My mount point is '/home/pi/Pictures/usb'
systemd-escape --suffix=mount --path /home/pi/Pictures/usb
home-pi-Pictures-usb.mount
Create 'sudo nano /etc/systemd/system/home-pi-Pictures-usb.mount'
[Unit]
Description=Mount USB
[Mount]
What=/dev/sda
Where=/home/pi/Pictures/usb
Type=vfat
[Install]
WantedBy=multi-user.target
sda
is my usb stick. You can check it with lsblk
Create 'sudo nano /etc/systemd/system/home-pi-Pictures-usb.automount'
[Unit]
Description=Automount USB device
[Automount]
Where=/home/pi/Pictures/usb
#unmount if longer than 20 sec unavailable
TimeoutIdleSec=20
[Install]
WantedBy=multi-user.target
Run sudo systemctl daemon-reload
Enable automount sudo systemctl enable home-pi-Pictures-usb.automount
and start it sudo systemctl start home-pi-Pictures-usb.automount
If you plug in your stick, a folder under /home/pi/Pictures/usb
appears, which contains the data on the stick. If you unplug the stick the 'usb' folder remains, but is not accessible. So every time you plugin a stick, the images would be under the 'usb' folder.
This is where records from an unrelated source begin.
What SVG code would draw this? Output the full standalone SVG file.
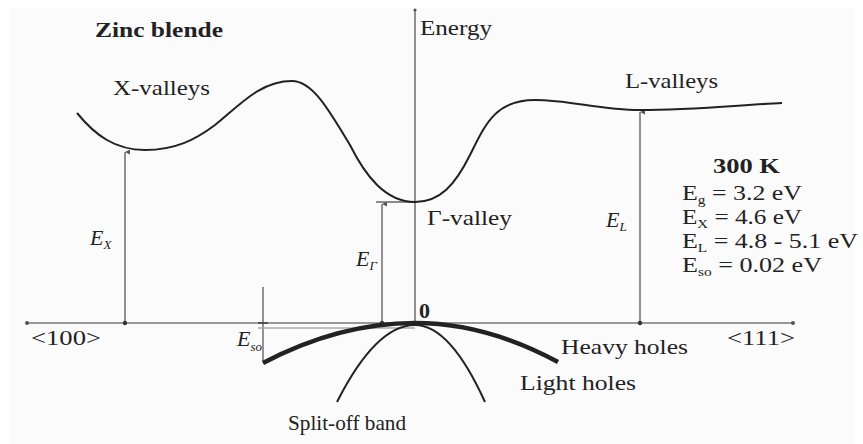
<svg xmlns="http://www.w3.org/2000/svg" width="863" height="444" viewBox="0 0 863 444">
<style>
text{font-family:"Liberation Serif","Times New Roman",serif;fill:#222;font-size:22px}
.b{font-weight:bold}
.i{font-style:italic}
.sub{font-size:13px}
.ax{stroke:#777;stroke-width:1.6;fill:none}
.band{stroke:#222;stroke-width:2;fill:none}
.thick{stroke:#222;stroke-width:4.5;fill:none}
</style>
<defs>
<marker id="ah" viewBox="0 0 10 10" refX="5" refY="0" markerWidth="5" markerHeight="5" orient="auto-start-reverse" markerUnits="userSpaceOnUse">
<path d="M0,10 L5,0 L10,10 z" fill="#555"/>
</marker>
</defs>
<rect width="863" height="444" fill="#fff"/>
<rect x="10" y="8" width="843" height="436" fill="#fbfbfb"/>
<g id="connectors">
<line class="ax" x1="27" y1="323" x2="793" y2="323"/>
<line class="ax" x1="415" y1="10" x2="415" y2="323"/>
<circle cx="27" cy="323" r="2" fill="#555"/>
<circle cx="793" cy="323" r="2" fill="#555"/>
<circle cx="415" cy="10" r="1.6" fill="#555"/>
<line class="ax" x1="125" y1="323" x2="125" y2="152" marker-end="url(#ah)"/>
<line class="ax" x1="382" y1="323" x2="382" y2="204" marker-end="url(#ah)"/>
<line class="ax" x1="640" y1="323" x2="640" y2="112" marker-end="url(#ah)"/>
<circle cx="125" cy="323" r="2.2" fill="#333"/>
<circle cx="382" cy="323" r="2.2" fill="#333"/>
<circle cx="640" cy="323" r="2.2" fill="#333"/>
<line x1="376" y1="202" x2="415" y2="202" stroke="#666" stroke-width="1.4"/>
<line x1="263" y1="287" x2="263" y2="362" stroke="#666" stroke-width="1.4"/>
<line x1="258" y1="328" x2="415" y2="328" stroke="#aaa" stroke-width="1.4"/>
<line x1="258" y1="323" x2="268" y2="323" stroke="#444" stroke-width="1.6"/>
</g>
<g id="conduction-band">
<path class="band" d="M77,113 C95,135 115,150 145,150 C175,150 195,140 215,125 C240,105 260,81 292,81 C312,81 328,108 350,145 C365,175 385,202 415,202 C440,202 455,185 470,155 C485,125 495,100 535,100 C570,100 600,110 640,110 C690,110 740,105 782,103"/>
</g>
<g id="heavy-holes">
<path class="thick" d="M263,363 Q339,323 415,323 Q486,323 558,362"/>
</g>
<g id="light-holes">
<path class="band" d="M337,402 Q376,325 415,325 Q450,325 485,402"/>
</g>
<g id="labels">
<text class="b" x="95" y="37" textLength="128" lengthAdjust="spacingAndGlyphs">Zinc blende</text>
<text x="420" y="35" textLength="72" lengthAdjust="spacingAndGlyphs">Energy</text>
<text x="113" y="95" textLength="97" lengthAdjust="spacingAndGlyphs">X-valleys</text>
<text x="625" y="88" textLength="93" lengthAdjust="spacingAndGlyphs">L-valleys</text>
<text x="427" y="225" textLength="85" lengthAdjust="spacingAndGlyphs">Γ-valley</text>
<text class="b" x="713" y="173" textLength="67" lengthAdjust="spacingAndGlyphs">300 K</text>
<text x="682" y="200" font-size="23" textLength="120" lengthAdjust="spacingAndGlyphs">E<tspan class="sub" dy="4">g</tspan><tspan dy="-4"> = 3.2 eV</tspan></text>
<text x="682" y="224" font-size="23" textLength="120" lengthAdjust="spacingAndGlyphs">E<tspan class="sub" dy="4">X</tspan><tspan dy="-4"> = 4.6 eV</tspan></text>
<text x="682" y="248" font-size="23" textLength="176" lengthAdjust="spacingAndGlyphs">E<tspan class="sub" dy="4">L</tspan><tspan dy="-4"> = 4.8 - 5.1 eV</tspan></text>
<text x="682" y="272" font-size="23" textLength="140" lengthAdjust="spacingAndGlyphs">E<tspan class="sub" dy="4">so</tspan><tspan dy="-4"> = 0.02 eV</tspan></text>
<text class="i" x="90" y="245">E<tspan class="sub" dy="4">X</tspan></text>
<text class="i" x="356" y="266">E<tspan class="sub" dy="4">Γ</tspan></text>
<text class="i" x="606" y="227">E<tspan class="sub" dy="4">L</tspan></text>
<text class="i" x="237" y="346">E<tspan class="sub" dy="5">so</tspan></text>
<text class="b" x="419" y="318" font-size="20">0</text>
<text x="31" y="345" textLength="70" lengthAdjust="spacingAndGlyphs">&lt;100&gt;</text>
<text x="727" y="345" textLength="68" lengthAdjust="spacingAndGlyphs">&lt;111&gt;</text>
<text x="561" y="354" textLength="127" lengthAdjust="spacingAndGlyphs">Heavy holes</text>
<text x="520" y="390" textLength="116" lengthAdjust="spacingAndGlyphs">Light holes</text>
<text x="288" y="430" font-size="23" textLength="118" lengthAdjust="spacingAndGlyphs">Split-off band</text>
</g>
</svg>
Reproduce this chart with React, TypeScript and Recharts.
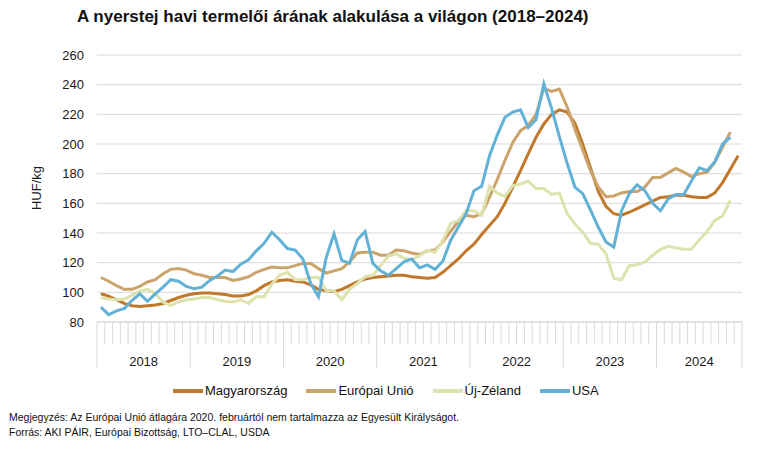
import React from 'react';
import { LineChart, Line, XAxis, YAxis, CartesianGrid } from 'recharts';

// havi adatok 2018 jan - 2024 nov, HUF/kg
const years = ['2018', '2019', '2020', '2021', '2022', '2023', '2024'];
const monthsPerYear = [12, 12, 12, 12, 12, 12, 11];

const magyarorszag = [
  99, 97.5, 95, 92.5, 91, 90.5, 91, 91.5, 92.5, 94.5, 96.5, 98,
  99, 99.5, 99.5, 99, 98.5, 97.5, 97.5, 98.5, 101, 104.5, 107, 108,
  108.5, 107.5, 107, 105, 102, 101, 100.5, 102, 104.5, 107, 109, 110,
  110.5, 111, 111.5, 111.5, 110.5, 110, 109.5, 110, 113.5, 118, 122.5, 128,
  132.5, 139, 145, 151, 160, 171, 182, 193.5, 204.5, 213.5, 220, 223,
  221.5, 214, 200, 184, 168, 158, 153, 152, 154, 156.5, 159, 161.5,
  164, 164.5, 165.5, 165.5, 164.5, 164, 164, 167, 174, 183, 192,
];

const europaiUnio = [
  110, 107.5, 104.5, 102, 102, 104, 107, 108.5, 112.5, 115.5, 116, 115,
  112.5, 111.5, 110, 110, 110, 108, 109, 110.5, 113.5, 115.5, 117, 116.5,
  116.5, 118, 119.5, 119.5, 116, 113, 114.5, 116, 120.5, 126.5, 127, 127,
  125, 125, 128.5, 128, 126.5, 125.5, 128, 128.5, 134, 141, 148, 152,
  151, 153, 164, 176, 189, 201, 209, 212.5, 220, 237.5, 235.5, 237,
  225, 210, 196, 182, 171, 164.5, 165, 167, 168, 168, 171, 177.5,
  177.5, 180.5, 183.5, 181, 178, 180, 181, 187.5, 198, 208,
];

const ujZeland = [
  96.5, 95.5, 95, 95.5, 98, 101, 102, 99, 93.5, 91, 93.5, 95,
  95.5, 96.5, 96.5, 95, 94, 93.5, 95, 92.5, 97, 97, 105.5, 111.5,
  113.5, 108.5, 108.5, 110, 110, 101, 101, 95, 102, 106, 110.5, 111.5,
  118, 124.5, 126, 123, 122, 124.5, 128.5, 127, 135, 146.5, 148.5, 155,
  155, 152, 171.5, 167, 164.5, 172, 173, 175, 170, 170, 166, 167,
  153, 146, 140.5, 133, 132.5, 126, 109.5, 108.5, 118, 118.5, 120.5, 125,
  129, 131, 130, 129, 129, 135.5, 141, 148.5, 151.5, 162,
];

const usa = [
  90, 85, 87.5, 89, 94.5, 99, 94, 99, 103.5, 108.5, 107.5, 104,
  102.5, 103.5, 108, 111, 115, 114, 119, 122, 128, 133, 140.5, 135.5,
  129.5, 128.5, 122.5, 106, 97, 123.5, 139.5, 121.5, 119.5, 135.5, 141, 119.5,
  114.5, 111.5, 116, 120.5, 122.5, 116.5, 118.5, 115.5, 121, 135, 144, 153,
  168.5, 171.5, 192, 206, 218, 221.5, 223, 211, 216.5, 240.5, 224, 205,
  187, 171, 166.5, 155.5, 144, 134, 130.5, 155, 166.5, 172.5, 168.5, 160,
  155, 163, 166, 166, 175, 184, 182, 188, 200, 204.5,
];

const yTicks = [80, 100, 120, 140, 160, 180, 200, 220, 240, 260];

const series = [
  { key: 'hu', name: 'Magyarország', color: '#c0782a', values: magyarorszag },
  { key: 'eu', name: 'Európai Unió', color: '#cba46c', values: europaiUnio },
  { key: 'nz', name: 'Új-Zéland', color: '#dee2ad', values: ujZeland },
  { key: 'us', name: 'USA', color: '#62b2d7', values: usa },
];

const data = magyarorszag.map((_, i) => {
  const row: any = { i };
  series.forEach((s) => {
    row[s.key] = s.values[i] ?? null;
  });
  return row;
});

// hónap határok és évközepek
const yearStarts: number[] = [];
monthsPerYear.reduce((acc, n) => {
  yearStarts.push(acc);
  return acc + n;
}, 0);
const monthEdges = Array.from({ length: data.length + 1 }, (_, k) => k - 0.5);
const yearEdges = [...yearStarts.map((s) => s - 0.5), data.length - 0.5];
const yearCenters = yearStarts.map((s, k) => s - 0.5 + monthsPerYear[k] / 2);

const MonthTick = (props: any) => {
  const { x, y, payload } = props;
  const big = yearEdges.includes(payload.value);
  return <line x1={x} x2={x} y1={y} y2={y + (big ? 46 : 22)} stroke="#d9d9d9" strokeWidth={1} />;
};

const YearTick = (props: any) => {
  const { x, y, payload } = props;
  const k = yearCenters.indexOf(payload.value);
  return (
    <text x={x} y={y + 22} textAnchor="middle" fontSize={13} fill="#1a1a1a">
      {years[k]}
    </text>
  );
};

const App = () => {
  return (
    <div style={{ position: 'relative', width: 751, height: 433, fontFamily: '"Liberation Sans", Arial, sans-serif', color: '#111' }}>
      <div style={{ position: 'absolute', left: 69, top: -1, fontSize: 17, fontWeight: 'bold', lineHeight: '20px', whiteSpace: 'nowrap' }}>
        A nyerstej havi termelői árának alakulása a világon (2018–2024)
      </div>
      <div style={{ position: 'absolute', left: 0, top: 0 }}>
        <LineChart width={751} height={390} data={data} margin={{ top: 47, right: 17, left: 29, bottom: 24 }}>
          <CartesianGrid vertical={false} stroke="#d9d9d9" />
          <XAxis
            dataKey="i"
            type="number"
            domain={[-0.5, data.length - 0.5]}
            ticks={monthEdges}
            interval={0}
            tick={<MonthTick />}
            tickLine={false}
            tickSize={0}
            tickMargin={0}
            height={22}
            axisLine={{ stroke: '#d9d9d9' }}
          />
          <XAxis
            xAxisId="yr"
            dataKey="i"
            type="number"
            domain={[-0.5, data.length - 0.5]}
            ticks={yearCenters}
            interval={0}
            tick={<YearTick />}
            tickLine={false}
            tickSize={0}
            tickMargin={0}
            height={30}
            axisLine={false}
          />
          <YAxis
            domain={[80, 260]}
            ticks={yTicks}
            interval={0}
            width={60}
            axisLine={false}
            tickLine={false}
            tickSize={5}
            tickMargin={8}
            tick={{ fontSize: 13, fill: '#1a1a1a' }}
            label={{
              content: () => (
                <text x={28} y={180} transform="rotate(-90 28 180)" textAnchor="middle" dominantBaseline="central" fontSize={13} fill="#1a1a1a">
                  HUF/kg
                </text>
              ),
            }}
          />
          {series.map((s) => (
            <Line
              key={s.key}
              dataKey={s.key}
              name={s.name}
              stroke={s.color}
              strokeWidth={3}
              dot={false}
              activeDot={false}
              isAnimationActive={false}
            />
          ))}
        </LineChart>
      </div>
      <div style={{ position: 'absolute', left: 165, top: 375, display: 'flex', alignItems: 'center', fontSize: 13, lineHeight: '16px' }}>
        {series.map((s) => (
          <div key={s.key} style={{ display: 'flex', alignItems: 'center', marginRight: 19 }}>
            <span style={{ display: 'inline-block', width: 30, height: 4, background: s.color, marginRight: 2 }} />
            {s.name}
          </div>
        ))}
      </div>
      <div style={{ position: 'absolute', left: 1, top: 402, fontSize: 10.5, lineHeight: '15px', whiteSpace: 'nowrap' }}>
        <div>Megjegyzés: Az Európai Unió átlagára 2020. februártól nem tartalmazza az Egyesült Királyságot.</div>
        <div>Forrás: AKI PÁIR, Európai Bizottság, LTO–CLAL, USDA</div>
      </div>
    </div>
  );
};

export default App;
Remark It's important, that the '.mout' service is not enabled. Otherwise the raspbery tries to mount the stick on boot. That is OK, if you plan to use it as a permanent device. But '.automount' needs '.mount'. And for permanent mounted devices, you wouldn't need of course the '.automount' file.
Would be good, if others can test this.